---------- RECORDS SUPPLIED ----------
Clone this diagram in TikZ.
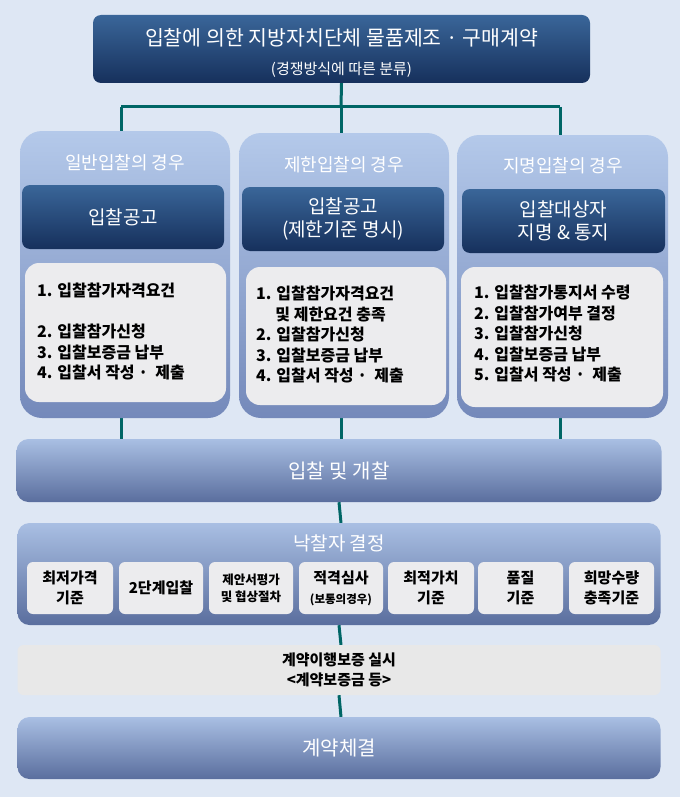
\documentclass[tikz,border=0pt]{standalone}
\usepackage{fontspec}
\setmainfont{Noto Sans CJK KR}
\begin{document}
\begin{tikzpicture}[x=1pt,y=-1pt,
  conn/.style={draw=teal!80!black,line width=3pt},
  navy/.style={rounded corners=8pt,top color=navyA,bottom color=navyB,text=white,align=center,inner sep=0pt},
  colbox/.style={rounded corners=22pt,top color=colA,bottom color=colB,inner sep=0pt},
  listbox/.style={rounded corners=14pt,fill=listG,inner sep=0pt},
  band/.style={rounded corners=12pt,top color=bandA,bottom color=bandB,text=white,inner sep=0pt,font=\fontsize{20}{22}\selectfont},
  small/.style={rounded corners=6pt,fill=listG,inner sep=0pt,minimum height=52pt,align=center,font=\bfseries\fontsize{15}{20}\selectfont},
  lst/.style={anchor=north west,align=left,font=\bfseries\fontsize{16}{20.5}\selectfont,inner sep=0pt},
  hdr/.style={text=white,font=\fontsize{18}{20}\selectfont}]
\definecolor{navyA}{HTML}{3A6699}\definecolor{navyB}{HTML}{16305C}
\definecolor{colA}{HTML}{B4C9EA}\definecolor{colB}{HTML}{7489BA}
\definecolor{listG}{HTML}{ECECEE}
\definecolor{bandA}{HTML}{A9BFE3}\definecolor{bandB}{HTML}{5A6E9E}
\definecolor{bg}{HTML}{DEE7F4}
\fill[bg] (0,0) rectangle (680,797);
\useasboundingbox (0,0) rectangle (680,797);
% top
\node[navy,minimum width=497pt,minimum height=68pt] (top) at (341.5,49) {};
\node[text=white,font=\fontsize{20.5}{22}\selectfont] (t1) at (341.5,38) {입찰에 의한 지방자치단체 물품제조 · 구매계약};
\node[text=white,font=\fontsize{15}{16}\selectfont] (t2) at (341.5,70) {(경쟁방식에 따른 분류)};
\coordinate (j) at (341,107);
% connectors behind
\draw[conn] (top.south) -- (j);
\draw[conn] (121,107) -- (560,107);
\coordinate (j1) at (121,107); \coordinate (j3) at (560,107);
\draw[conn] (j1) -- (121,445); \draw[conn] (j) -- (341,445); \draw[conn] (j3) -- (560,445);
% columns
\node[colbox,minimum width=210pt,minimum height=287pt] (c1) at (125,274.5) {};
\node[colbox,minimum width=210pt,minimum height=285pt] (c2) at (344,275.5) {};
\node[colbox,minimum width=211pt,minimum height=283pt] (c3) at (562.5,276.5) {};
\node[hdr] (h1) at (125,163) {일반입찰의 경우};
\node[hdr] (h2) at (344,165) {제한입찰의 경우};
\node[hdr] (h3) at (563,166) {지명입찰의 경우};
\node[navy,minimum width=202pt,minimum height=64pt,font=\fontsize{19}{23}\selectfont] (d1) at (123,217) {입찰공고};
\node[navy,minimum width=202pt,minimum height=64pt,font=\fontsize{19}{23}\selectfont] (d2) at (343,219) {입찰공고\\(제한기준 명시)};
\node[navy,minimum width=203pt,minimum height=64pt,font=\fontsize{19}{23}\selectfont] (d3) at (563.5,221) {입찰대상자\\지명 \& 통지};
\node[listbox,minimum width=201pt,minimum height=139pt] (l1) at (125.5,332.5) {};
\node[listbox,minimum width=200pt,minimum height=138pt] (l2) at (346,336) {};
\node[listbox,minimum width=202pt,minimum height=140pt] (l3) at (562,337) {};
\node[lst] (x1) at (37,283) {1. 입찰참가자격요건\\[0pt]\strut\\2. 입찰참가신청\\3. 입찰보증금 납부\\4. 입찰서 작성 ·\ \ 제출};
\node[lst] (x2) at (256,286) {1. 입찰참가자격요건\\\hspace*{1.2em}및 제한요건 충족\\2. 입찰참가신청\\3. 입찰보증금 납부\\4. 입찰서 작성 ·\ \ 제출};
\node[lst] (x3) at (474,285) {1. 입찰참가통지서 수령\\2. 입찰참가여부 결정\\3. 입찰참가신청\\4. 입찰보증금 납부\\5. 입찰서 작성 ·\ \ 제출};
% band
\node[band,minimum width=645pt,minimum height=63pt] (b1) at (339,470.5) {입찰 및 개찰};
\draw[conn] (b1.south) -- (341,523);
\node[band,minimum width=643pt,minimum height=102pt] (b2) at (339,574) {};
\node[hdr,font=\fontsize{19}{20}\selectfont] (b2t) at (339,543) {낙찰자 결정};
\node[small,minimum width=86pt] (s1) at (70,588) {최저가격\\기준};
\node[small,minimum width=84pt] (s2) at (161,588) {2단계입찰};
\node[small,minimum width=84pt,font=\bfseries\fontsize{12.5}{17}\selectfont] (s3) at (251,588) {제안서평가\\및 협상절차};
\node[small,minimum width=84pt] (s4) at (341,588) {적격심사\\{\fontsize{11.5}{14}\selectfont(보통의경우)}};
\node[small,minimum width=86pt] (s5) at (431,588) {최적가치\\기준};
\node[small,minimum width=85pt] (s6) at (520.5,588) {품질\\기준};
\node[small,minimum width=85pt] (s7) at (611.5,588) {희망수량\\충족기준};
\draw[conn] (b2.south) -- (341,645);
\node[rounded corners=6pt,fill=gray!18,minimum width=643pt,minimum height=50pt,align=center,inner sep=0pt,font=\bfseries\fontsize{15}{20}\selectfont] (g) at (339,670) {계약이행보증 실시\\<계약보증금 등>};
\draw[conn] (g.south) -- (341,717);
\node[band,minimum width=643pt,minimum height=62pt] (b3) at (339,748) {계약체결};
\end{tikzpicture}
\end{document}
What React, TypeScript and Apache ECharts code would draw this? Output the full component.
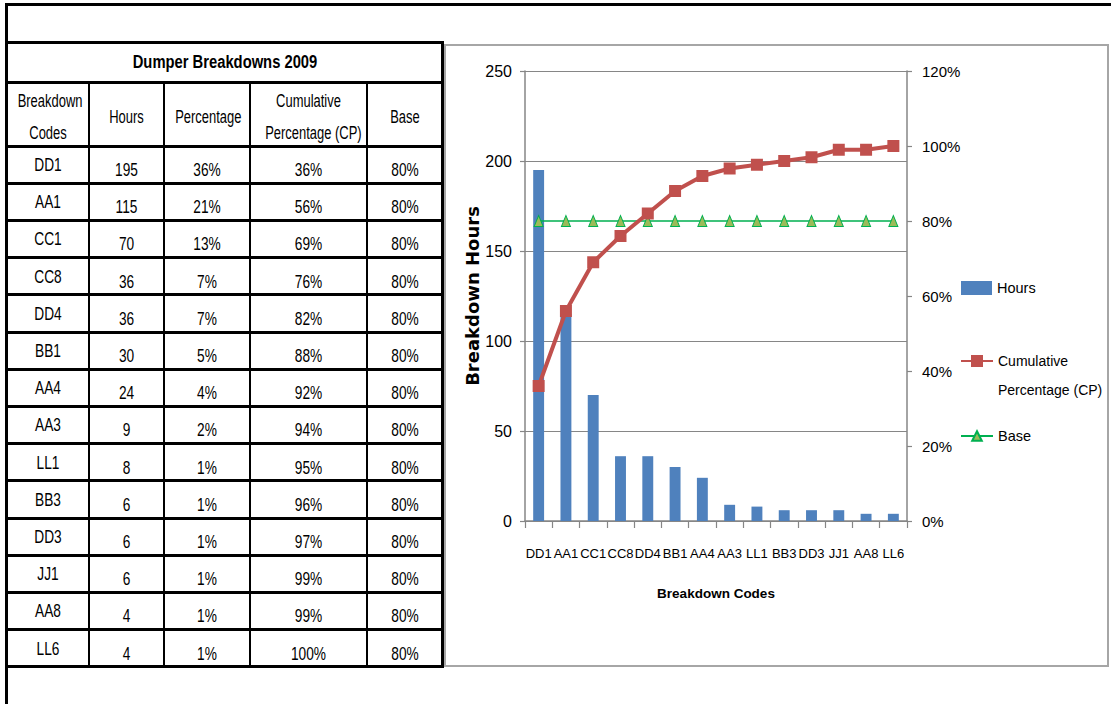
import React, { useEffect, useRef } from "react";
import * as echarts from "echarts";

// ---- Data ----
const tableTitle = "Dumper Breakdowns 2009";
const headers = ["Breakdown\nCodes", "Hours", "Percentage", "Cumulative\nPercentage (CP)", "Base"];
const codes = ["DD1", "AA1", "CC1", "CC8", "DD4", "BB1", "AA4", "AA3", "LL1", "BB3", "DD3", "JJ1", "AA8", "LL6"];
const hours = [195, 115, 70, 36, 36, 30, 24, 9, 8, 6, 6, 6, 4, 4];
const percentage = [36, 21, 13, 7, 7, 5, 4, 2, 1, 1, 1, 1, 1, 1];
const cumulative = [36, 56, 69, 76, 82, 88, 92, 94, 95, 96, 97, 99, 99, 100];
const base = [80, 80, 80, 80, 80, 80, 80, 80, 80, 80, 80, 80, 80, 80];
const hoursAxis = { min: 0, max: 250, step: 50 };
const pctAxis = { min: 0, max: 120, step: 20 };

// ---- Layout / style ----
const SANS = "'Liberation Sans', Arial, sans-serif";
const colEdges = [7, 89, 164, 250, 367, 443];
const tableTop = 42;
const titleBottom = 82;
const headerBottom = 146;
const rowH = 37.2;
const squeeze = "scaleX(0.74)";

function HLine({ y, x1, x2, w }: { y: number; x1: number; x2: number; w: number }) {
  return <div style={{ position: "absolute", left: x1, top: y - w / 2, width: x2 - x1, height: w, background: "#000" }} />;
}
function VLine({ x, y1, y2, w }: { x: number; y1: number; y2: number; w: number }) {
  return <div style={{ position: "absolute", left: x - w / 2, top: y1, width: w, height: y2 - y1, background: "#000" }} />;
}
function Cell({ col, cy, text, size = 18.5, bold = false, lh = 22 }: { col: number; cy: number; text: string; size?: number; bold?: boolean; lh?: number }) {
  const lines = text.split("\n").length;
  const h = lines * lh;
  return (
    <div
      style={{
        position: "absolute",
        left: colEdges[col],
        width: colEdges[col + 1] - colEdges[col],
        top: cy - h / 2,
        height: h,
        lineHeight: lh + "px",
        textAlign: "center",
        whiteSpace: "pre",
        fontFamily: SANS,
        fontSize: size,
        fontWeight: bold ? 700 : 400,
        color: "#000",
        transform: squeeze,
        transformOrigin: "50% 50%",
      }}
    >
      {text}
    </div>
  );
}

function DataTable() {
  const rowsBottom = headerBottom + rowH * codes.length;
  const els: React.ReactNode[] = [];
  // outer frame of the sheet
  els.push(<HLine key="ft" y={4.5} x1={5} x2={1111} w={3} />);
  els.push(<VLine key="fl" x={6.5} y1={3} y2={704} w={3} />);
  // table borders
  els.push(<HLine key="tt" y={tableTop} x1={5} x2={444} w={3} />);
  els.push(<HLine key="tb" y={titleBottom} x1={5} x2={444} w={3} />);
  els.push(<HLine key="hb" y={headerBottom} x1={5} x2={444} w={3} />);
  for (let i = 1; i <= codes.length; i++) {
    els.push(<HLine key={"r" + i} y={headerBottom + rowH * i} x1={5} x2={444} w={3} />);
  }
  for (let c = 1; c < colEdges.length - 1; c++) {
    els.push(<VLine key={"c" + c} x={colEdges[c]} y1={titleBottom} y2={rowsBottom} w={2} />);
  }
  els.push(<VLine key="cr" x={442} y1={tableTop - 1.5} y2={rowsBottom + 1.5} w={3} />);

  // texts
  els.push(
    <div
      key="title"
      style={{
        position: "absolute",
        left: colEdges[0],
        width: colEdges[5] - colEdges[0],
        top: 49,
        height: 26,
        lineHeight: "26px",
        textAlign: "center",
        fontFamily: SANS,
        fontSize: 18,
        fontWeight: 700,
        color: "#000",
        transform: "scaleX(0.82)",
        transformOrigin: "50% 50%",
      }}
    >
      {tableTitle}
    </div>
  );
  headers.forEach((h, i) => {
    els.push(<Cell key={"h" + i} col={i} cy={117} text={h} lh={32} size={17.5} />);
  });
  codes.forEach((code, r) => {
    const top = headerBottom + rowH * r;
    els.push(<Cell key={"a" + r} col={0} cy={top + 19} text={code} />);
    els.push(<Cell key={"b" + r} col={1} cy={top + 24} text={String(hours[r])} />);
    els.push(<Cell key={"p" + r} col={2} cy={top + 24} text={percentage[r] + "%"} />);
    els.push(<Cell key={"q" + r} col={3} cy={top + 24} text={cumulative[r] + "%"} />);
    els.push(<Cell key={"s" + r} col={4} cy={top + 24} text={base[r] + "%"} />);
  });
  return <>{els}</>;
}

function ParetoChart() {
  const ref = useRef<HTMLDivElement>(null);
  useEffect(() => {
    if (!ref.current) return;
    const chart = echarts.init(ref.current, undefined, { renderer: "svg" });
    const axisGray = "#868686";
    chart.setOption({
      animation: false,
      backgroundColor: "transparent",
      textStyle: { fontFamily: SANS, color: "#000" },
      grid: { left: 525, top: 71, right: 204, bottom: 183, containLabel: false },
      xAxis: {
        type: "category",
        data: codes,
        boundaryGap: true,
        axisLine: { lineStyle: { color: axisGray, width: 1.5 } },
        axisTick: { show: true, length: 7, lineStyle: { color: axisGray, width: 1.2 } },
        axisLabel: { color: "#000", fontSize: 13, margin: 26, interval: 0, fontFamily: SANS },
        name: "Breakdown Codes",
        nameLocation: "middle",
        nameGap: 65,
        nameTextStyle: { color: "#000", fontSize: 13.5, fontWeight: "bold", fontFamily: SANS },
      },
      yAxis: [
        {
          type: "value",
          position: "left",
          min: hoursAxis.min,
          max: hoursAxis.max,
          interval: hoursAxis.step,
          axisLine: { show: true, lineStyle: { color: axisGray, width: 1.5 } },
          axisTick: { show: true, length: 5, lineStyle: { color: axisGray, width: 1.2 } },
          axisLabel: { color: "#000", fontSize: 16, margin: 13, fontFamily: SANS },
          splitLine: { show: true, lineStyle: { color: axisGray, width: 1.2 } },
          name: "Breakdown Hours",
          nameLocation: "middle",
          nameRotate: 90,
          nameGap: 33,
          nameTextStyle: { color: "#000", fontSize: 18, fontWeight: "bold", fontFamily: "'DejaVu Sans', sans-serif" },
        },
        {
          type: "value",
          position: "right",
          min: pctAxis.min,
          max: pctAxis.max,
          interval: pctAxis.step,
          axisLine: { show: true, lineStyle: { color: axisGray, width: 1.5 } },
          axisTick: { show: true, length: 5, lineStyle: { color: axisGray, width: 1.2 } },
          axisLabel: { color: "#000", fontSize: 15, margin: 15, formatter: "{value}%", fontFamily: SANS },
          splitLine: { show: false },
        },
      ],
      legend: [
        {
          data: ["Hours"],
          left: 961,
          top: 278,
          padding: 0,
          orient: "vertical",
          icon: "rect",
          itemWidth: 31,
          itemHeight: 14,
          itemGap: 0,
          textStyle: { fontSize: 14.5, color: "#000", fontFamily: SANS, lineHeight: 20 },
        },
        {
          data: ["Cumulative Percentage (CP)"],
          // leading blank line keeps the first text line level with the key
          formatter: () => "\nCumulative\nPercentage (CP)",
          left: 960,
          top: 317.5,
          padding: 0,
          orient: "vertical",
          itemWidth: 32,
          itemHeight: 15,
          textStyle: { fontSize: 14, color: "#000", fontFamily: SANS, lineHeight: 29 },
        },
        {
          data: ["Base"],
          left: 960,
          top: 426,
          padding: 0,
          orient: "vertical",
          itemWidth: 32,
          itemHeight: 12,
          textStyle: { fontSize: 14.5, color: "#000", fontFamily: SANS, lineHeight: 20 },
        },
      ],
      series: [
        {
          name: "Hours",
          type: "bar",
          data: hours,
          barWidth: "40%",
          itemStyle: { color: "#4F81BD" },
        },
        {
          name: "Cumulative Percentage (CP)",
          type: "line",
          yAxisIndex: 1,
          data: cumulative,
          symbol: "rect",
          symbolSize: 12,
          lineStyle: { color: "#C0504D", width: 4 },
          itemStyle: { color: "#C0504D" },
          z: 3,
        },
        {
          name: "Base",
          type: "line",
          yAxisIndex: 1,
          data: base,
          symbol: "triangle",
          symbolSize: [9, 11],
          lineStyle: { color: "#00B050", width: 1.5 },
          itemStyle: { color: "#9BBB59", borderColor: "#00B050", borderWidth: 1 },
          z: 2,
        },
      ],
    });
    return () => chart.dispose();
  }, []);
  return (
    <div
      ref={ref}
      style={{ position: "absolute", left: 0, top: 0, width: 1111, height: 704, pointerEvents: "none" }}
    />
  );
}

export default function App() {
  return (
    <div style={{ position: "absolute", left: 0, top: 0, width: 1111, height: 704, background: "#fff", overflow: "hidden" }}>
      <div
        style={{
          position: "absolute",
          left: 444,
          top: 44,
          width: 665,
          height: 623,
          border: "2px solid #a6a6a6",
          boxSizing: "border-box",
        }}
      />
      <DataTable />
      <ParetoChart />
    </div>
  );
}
----------
PROMPT: Extract from the material all lines containing the string "this".

COMPLETE ANSWER:
Clone this diagram in TikZ.
What React, TypeScript and Apache ECharts code would draw this? Output the full component.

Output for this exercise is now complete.